7 Conclusion and future work

For information retrieval tasks, several stemming approaches have been proposed and applied on Arabic texts. The light stemmers try to remove from a word the most common affixes. However, the morphological analyzers attempt to extract the correct root or lemma. The preference of a particular method depends on the nature of the following IR task. Unfortunately, the literature does not give clear answers for choosing the appropriate stemming method. Using raw text for categorization or topic analysis can also lead to acceptable performances (Brants et al. 2002; Said et al. 2009).

Two main contributions were presented in this study: Firstly, we have proposed the BBw lemma-based stemming with specific text normalization and multiple lemmas indexing. By applying a confusion measure on three real-world corpora, we have shown that our stemming approach may preserve the semantic embedded in Arabic texts without compromising lexical characterization. The Paice’s evaluation has been used to measure under- and over-stemming errors. The results have shown a high effectiveness for our approach. The BBw lemma-based stemmer reduces significantly vocabulary dimension, under- and over-stemming errors.

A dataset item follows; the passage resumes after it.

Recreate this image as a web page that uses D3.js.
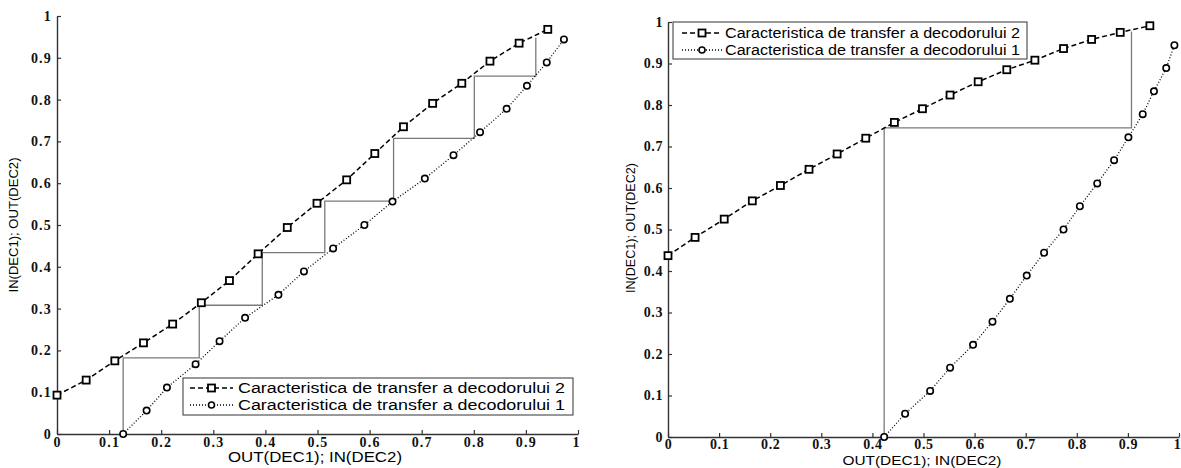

In addition, classification performance is improved slightly compared to classification of raw and light stemmed texts.

For morphological analysis, three BBw variants were compared to root based stemmers (Khoja0 and Khoja1). The two variants tested for Khoja algorithm have shown a lack in its lexicon (roots and patterns). This limitation was surmounted by adding the unfound words as new vocabulary entries. However, it would be judicious to maintain permanently linguistic resources.

Secondly, three real-world corpora were tested for Arabic stemming and topic modeling. Tens of thousands of Web-articles were automatically crawled from Echorouk, Reuters and Xinhua. The variety of writing styles allows us to validate the proposed lemma-based stemmer. For topic modeling evaluation, SVM classification was successfully tested with various stemming methods. In particular, the proposed BBw stemming approach proved its efficiency in both text classification and Arabic topic modeling.

Furthermore, topic LDA modeling was applied in Arabic texts. A large investigation was carried out by varying the topics number. Classification in topics space was achieved to assess the performances LDA model with different stemming methods. When training LDA in BBw vocabularies, interpreting topics was easier than those obtained from Khoja roots.

It is worth pointing that it is difficult to understand how one can assess semantic aspects in Arabic texts without sufficient linguistic knowledge (Larkey et al. 2002, 2004). This study shows that effective developments in Arabic IR and topic modeling can not be performed without close collaboration between computer scientists and Arabic language experts.

As future work, the BBw stemmer will be improved by handling additional irregular forms and enhancing lexicons to proper names (person, location and organization). Further effort must be oriented to topic model integration with end-user retrieval system.